Mercredi 10 août 2011

De l'autre côté de la barrière

Nous voilà une nouvelle fois tous ensemble dans un aéroport. Cette fois-ci, ce n'est pas nous qui attendons derrière la barrière que Joli-Frère et Jolie-Sœur enregistrent leurs bagages. C'est nous qui partons, c'est eux qui restent. Ce n'est plus Paris-Charles de Gaule, c'est Montréal-Trudeau. La petite Oriane a grandi. Elle n'a presque plus besoin de sa poussette désormais. Et il y a un nouveau personnage sur le quai des adieux. Un petit bébé blond qui sourit quand on lui sourit et qui tend ses bras pour attraper les lunettes.

On est là, tous ensemble, à marcher dans le grand hall de l'aéroport. On dit, Va falloir se dire au-revoir, quand est-ce qu'on se revoit la prochaine fois ? Il y a un petit pincement dans le cœur. Ça fait un petit peu mal. Je regarde Oriane qui mange des frites géantes dans un emballage imitant une automobile. Je sais que cette fois-ci, je ne pleurerai pas. Pas comme la dernière fois.

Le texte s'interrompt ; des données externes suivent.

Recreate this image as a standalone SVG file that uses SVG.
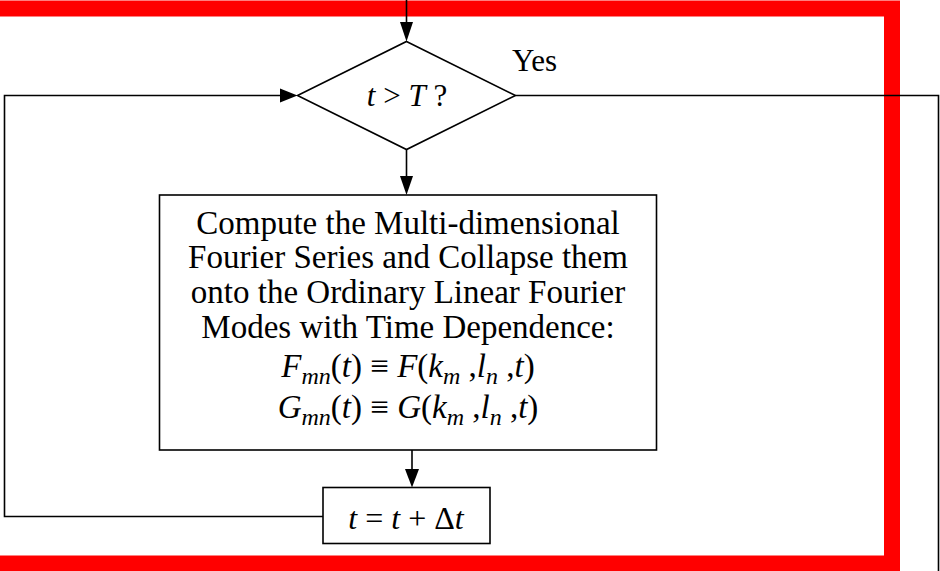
<svg xmlns="http://www.w3.org/2000/svg" width="940" height="571" viewBox="0 0 940 571">
<style>
.ln{fill:none;stroke:#000;stroke-width:1.6}
.nd{fill:#fff;stroke:#000;stroke-width:1.6}
.ah{fill:#000;stroke:none}
text{font-family:"Liberation Serif","Times New Roman",serif;fill:#000}
.t{font-size:33px;text-anchor:middle}
.i{font-style:italic}
.s{font-size:24px}
</style>
<rect width="940" height="571" fill="#fff"/>
<path d="M -20 8.5 H 892 V 563.5 H -20" fill="none" stroke="#ff0000" stroke-width="16"/>
<g id="connectors">
  <line class="ln" x1="406.5" y1="0" x2="406.5" y2="24"/>
  <polygon class="ah" points="400,22 413,22 406.5,41.5"/>
  <path class="ln" d="M 323 516.5 H 4.5 V 95.5 H 282"/>
  <polygon class="ah" points="280,88.5 280,102.5 297.5,95.5"/>
  <path class="ln" d="M 515.5 95.5 H 938.5 V 571"/>
  <line class="ln" x1="406.5" y1="149.5" x2="406.5" y2="178"/>
  <polygon class="ah" points="400,176 413,176 406.5,195"/>
  <line class="ln" x1="412" y1="450" x2="412" y2="471"/>
  <polygon class="ah" points="405,469 419,469 412,487.5"/>
  <text x="512" y="71" font-size="31px">Yes</text>
</g>
<g id="decision">
  <polygon class="nd" points="406.5,41.5 515.5,95.5 406.5,149.5 297.5,95.5"/>
  <text class="t" x="407" y="106" style="font-size:31px"><tspan class="i">t</tspan> &gt; <tspan class="i">T</tspan> ?</text>
</g>
<g id="compute">
  <rect class="nd" x="159.5" y="195" width="497" height="255"/>
  <text class="t" x="408" y="234">Compute the Multi-dimensional</text>
  <text class="t" x="408" y="268">Fourier Series and Collapse them</text>
  <text class="t" x="408" y="303">onto the Ordinary Linear Fourier</text>
  <text class="t" x="408" y="338">Modes with Time Dependence:</text>
  <text class="t" x="408" y="377"><tspan class="i">F</tspan><tspan class="i s" dy="7">mn</tspan><tspan dy="-7">(</tspan><tspan class="i">t</tspan>) ≡ <tspan class="i">F</tspan>(<tspan class="i">k</tspan><tspan class="i s" dy="7">m</tspan><tspan dy="-7"> ,</tspan><tspan class="i">l</tspan><tspan class="i s" dy="7">n</tspan><tspan dy="-7"> ,</tspan><tspan class="i">t</tspan>)</text>
  <text class="t" x="408" y="418"><tspan class="i">G</tspan><tspan class="i s" dy="7">mn</tspan><tspan dy="-7">(</tspan><tspan class="i">t</tspan>) ≡ <tspan class="i">G</tspan>(<tspan class="i">k</tspan><tspan class="i s" dy="7">m</tspan><tspan dy="-7"> ,</tspan><tspan class="i">l</tspan><tspan class="i s" dy="7">n</tspan><tspan dy="-7"> ,</tspan><tspan class="i">t</tspan>)</text>
</g>
<g id="increment">
  <rect class="nd" x="323" y="487.5" width="167" height="56"/>
  <text class="t" x="406" y="529" style="font-size:32px"><tspan class="i">t</tspan> = <tspan class="i">t</tspan> + Δ<tspan class="i">t</tspan></text>
</g>
</svg>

La dernière fois, c'était il y a 13 mois. La veille au matin, O. m'avait tenu la main pendant que l'infirmière me piquait le bras. Il faisait très froid. C'était bientôt le premier jour de l'été, mais je n'étais pas assez couverte. Plus tard, au téléphone, l'infirmière m'avait dit, C'est positif madame. Il était presque midi, le laboratoire d'analyses médicales allait fermer. J'avais envoyé un SMS à O. Juste avec ce mot : Positif. Le lendemain, on était là, dans ce grand aéroport. J'avais dans la gorge un début de rhume et là, tout au creux de mon ventre, un doux secret dont je ne savais que faire. Dans la voiture, j'avais dit à O., Il faut le dire à ton frère, lui dire avant qu'ils ne partent, lui dire en face plutôt que par téléphone. O. n'avait rien répondu. Il était comme moi, il ne savait pas trop quoi faire de ce secret. C'était un secret tout petit et tellement immense à la fois. Il nous rendait heureux et en même temps il nous terrifiait. Alors, lorsque j'ai vu Jolie-Sœur et Joli-Frère franchir la barrière de la douane, je n'ai pas pu retenir mes larmes. Ça coulait tout seul, sans que je ne puisse rien faire ni contrôler. Je pleurais de voir partir Jolie-Sœur et Joli-Frère de l'autre côté de l'Atlantique, émue à la pensée qu'ils allaient construire désormais leur vie loin de la nôtre. Mais je pleurais aussi de voir partir une partie de ma vie, bouleversée par ce petit être qui s'était niché au creux de mes reins. Je savais que tout allait changer pour eux, pour moi. Et ça me faisait chialer. Parce que je n'avais pas d'autres moyens que les larmes pour exprimer ce flot d'émotions qui se déversait en moi.

Lorsque j'ai franchi la barrière des contrôles à l'aéroport de Montréal, j'ai jeté un dernier coup d'œil de l'autre côté de la barrière. J'ai fait au-revoir de la main et j'ai attrapé la petite main de la Sardine pour mimer un geste d'adieu. Je me suis dit soudain que c'était peut-être pour cela que j'avais fait ce voyage. Pour boucler la boucle. Et en même temps pour la desserrer et me prouver que les adieux ne sont jamais que des au-revoirs.